Driving these political decisions is the desire to continue re-making labour markets by deepening and extending precarity in order to contain labour costs while boosting labour productivity – to set the conditions, in other words, for strengthened capitalist profitability on the backs of workers. With the unravelling of the relative economic stability of the post-World War Two period, a new urgency was felt by capital to reset labour relations, shift the balance of power in favour of employers, and drive down the expectations of workers and the unemployed. But, despite definite success with this agenda, economic volatility and intensified competition between corporations (from both domestic and international sources) are the new norm of the neoliberal period. So too, therefore, is the constant attack on workers.
Forced into the labour market, former benefits recipients are likely to end up at its bottom end, where work is the most unsafe, precarious, and low paying. While the expansion of the labour market with more extremely desperate workers may not immediately affect the conditions of workers with better wages and working conditions, especially if they have the benefit of a union, this nevertheless marks another move by governments in their ongoing and longer-term project of re-engineering working-class expectations for good jobs and a decent life. But expanding the layer of extremely desperate and vulnerable workers could over time also translate into a further softening of working conditions for other workers, as bad jobs continue to become the norm, more companies turn to this expanding pool of workers to stay competitive, and workers with better working conditions are willing to make concessions in order to avoid the growing bottom end of the labour market.
- Alison Pennington comments on the connection between stagnant wages and the decreased effectiveness of sectoral bargaining in Australia.

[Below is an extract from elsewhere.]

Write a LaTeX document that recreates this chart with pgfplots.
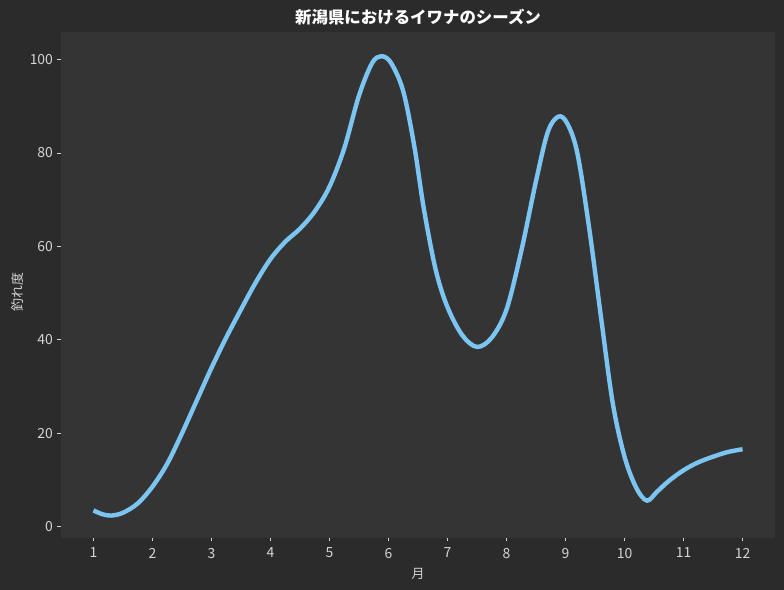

And Leo Gerard highlights the indignity of forcing people to work without pay - as the Trump administration is doing to hundreds of thousands of federal workers during the course of its shutdown.

- Stephen Gandel writes that the Trump tax scheme which was already recognized as a massive transfer of wealth from the poor to the rich has proven even more regressive and costly than advertised. Mark Engler and Andrew Elrod point out the need for a tax system which prevents (rather than encouraging) the undue accumulation of wealth. And John Rapley offers a reminder as to why we can't count on the charity of the obscenely rich to meet social needs.

- The Australia Institute studies how consumers have paid the price for the ideological privatization of their electricity sector.

- Finally, Ethan Lou discusses the environmental impacts of Bitcoin as a classic conflict between artificial value and real-world harms to the public.